Archaeology adds further weight to the discussion. Many of the earliest Israelite and Judahite settlements show clear continuity with older Canaanite and broader Near Eastern material culture. Imported cylinder seals, motifs on local seals, and small inscriptions reveal that elites in the region were familiar with Mesopotamian iconography and writing. Even when political power shifted westward, the prestige of old Mesopotamian learning continued to flow through scribal networks, trade routes, and diplomacy. From an investigative perspective, the most important point is not to force a single conclusion, but to map the pattern. When flood stories, heavenly councils, legal traditions, and symbolic imagery all show converging lines from Sumer, Akkad, and Babylon into the early Hebrew world, the idea that the Bible emerged in complete isolation becomes difficult to defend. Instead, the picture looks more like a long chain of transmission, selection, and reinterpretation across many generations.

 

This does not settle the theological debates. For some, the presence of older parallels undermines any claim of uniqueness.
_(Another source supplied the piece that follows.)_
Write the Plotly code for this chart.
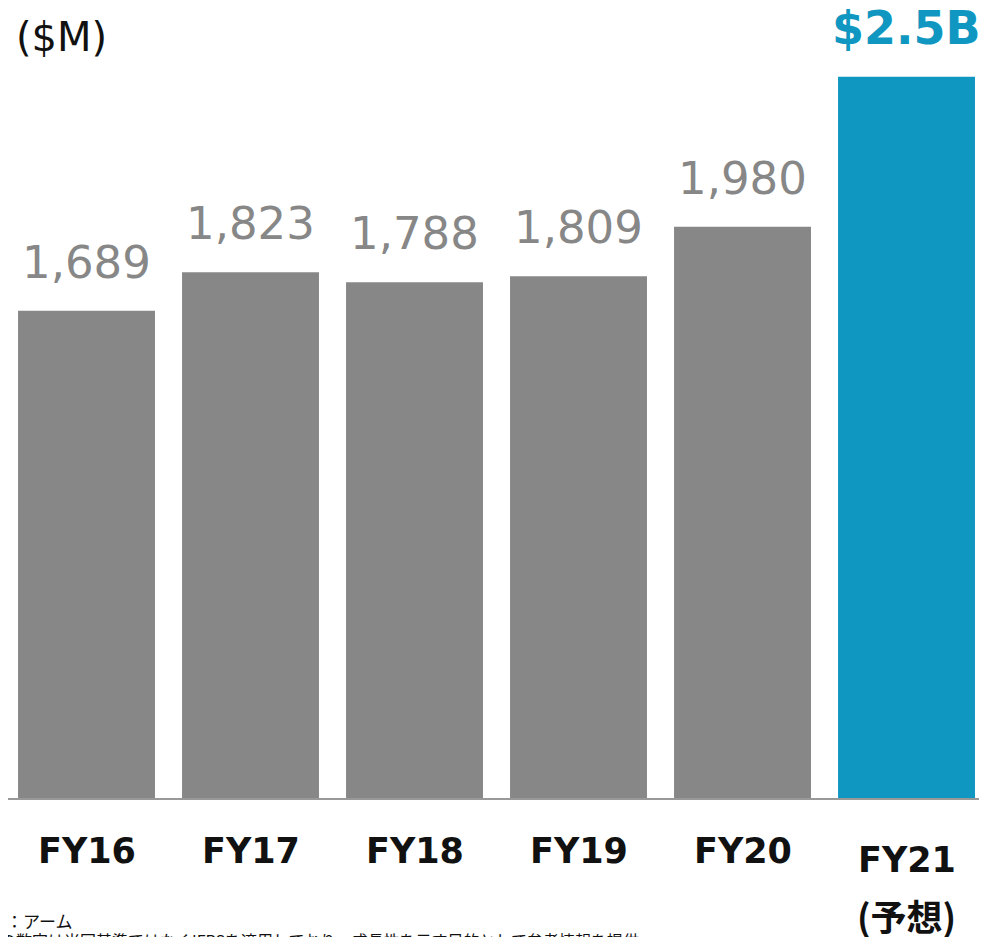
import plotly.graph_objects as go

categories = ["FY16", "FY17", "FY18", "FY19", "FY20", "FY21"]
values = [1689, 1823, 1788, 1809, 1980, 2500]
value_labels = ["1,689", "1,823", "1,788", "1,809", "1,980", "$2.5B"]
tick_labels = ["FY16", "FY17", "FY18", "FY19", "FY20", "FY21"]
forecast_label = "(予想)"
unit_label = "($M)"
source_line = "出所：アーム"
note_line = "※過去の数字は米国基準ではなくIFRSを適用しており、成長性を示す目的として参考情報を提供"

GRAY = "#878787"
BLUE = "#1097c1"
colors = [GRAY] * 5 + [BLUE]

fig = go.Figure()
fig.add_trace(go.Bar(
    x=list(range(len(categories))), y=values,
    marker=dict(color=colors, line=dict(width=0)),
    hoverinfo="skip",
))

W, H = 987, 937
ML, MR, MT, MB = 0, 6, 40, 147
pw = W - ML - MR

annotations = []
for i, (v, lab) in enumerate(zip(values, value_labels)):
    last = i == len(categories) - 1
    annotations.append(dict(
        x=i, y=v, xref="x", yref="y", text=lab, showarrow=False,
        yanchor="bottom", yshift=20,
        font=dict(family="DejaVu Sans", size=46 if last else 45,
                  color=BLUE if last else GRAY,
                  weight="bold" if last else "normal"),
    ))
for i, t in enumerate(tick_labels):
    last = i == len(categories) - 1
    annotations.append(dict(
        x=i, y=0, xref="x", yref="y", text=t, showarrow=False,
        yanchor="middle", yshift=-53 if not last else -62,
        font=dict(family="DejaVu Sans", size=35, color="#111111", weight="bold"),
    ))
annotations.append(dict(
    x=len(categories) - 1, y=0, xref="x", yref="y", text=forecast_label,
    showarrow=False, yanchor="middle", yshift=-117,
    font=dict(family="Noto Sans CJK JP", size=36, color="#111111", weight="bold"),
))

annotations.append(dict(
    x=6 / pw, y=1, xref="paper", yref="paper", yshift=11,
    text=unit_label, showarrow=False, xanchor="left", yanchor="middle",
    font=dict(family="DejaVu Sans", size=40, color="#111111"),
))
annotations.append(dict(
    x=-38 / pw, y=0, xref="paper", yref="paper", yshift=-122,
    text=source_line, showarrow=False, xanchor="left", yanchor="middle",
    font=dict(family="Noto Sans CJK JP", size=17, color="#111111"),
))
annotations.append(dict(
    x=-58 / pw, y=0, xref="paper", yref="paper", yshift=-142,
    text=note_line, showarrow=False, xanchor="left", yanchor="middle",
    font=dict(family="Noto Sans CJK JP", size=16, color="#111111"),
))

fig.update_layout(
    width=W, height=H,
    margin=dict(l=ML, r=MR, t=MT, b=MB, pad=0),
    paper_bgcolor="white", plot_bgcolor="white",
    bargap=0.165, showlegend=False,
    annotations=annotations,
    xaxis=dict(range=[-0.4787, 5.503], showticklabels=False, ticks="",
               showgrid=False, zeroline=False,
               showline=True, linecolor="#999999", linewidth=2, fixedrange=True),
    yaxis=dict(range=[0, 2600], visible=False, showgrid=False, zeroline=False,
               fixedrange=True),
)

fig.write_html("out.html")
For others, the fact that a tradition can absorb and transform earlier material is part of its strength. What the evidence does demand, however, is an honest recognition of how deeply connected the Bible is to the broader story of the ancient Near East, including the cultures that preserved the names and functions of the Anunnaki. In that sense, the real question shifts. Instead of asking whether the Anunnaki can be found inside the Bible by name, it becomes more productive to ask how much of the intellectual and spiritual world associated with them still shows through the biblical texts. The answer lies in patterns of law, myth, symbol, and royal ideology that continue to surface as excavations, text editions, and comparative studies move forward.

 

Anyone interested in the origins of Western religious thought will find that the trail does not start with a single book, but with a dense web of stories and institutions that stretch across Mesopotamia and its neighbors. The Bible is one important late chapter in that story. The Anunnaki texts are part of the opening chapters. Placing them side by side does not solve every mystery, but it creates a clearer and more honest starting point for future exploration.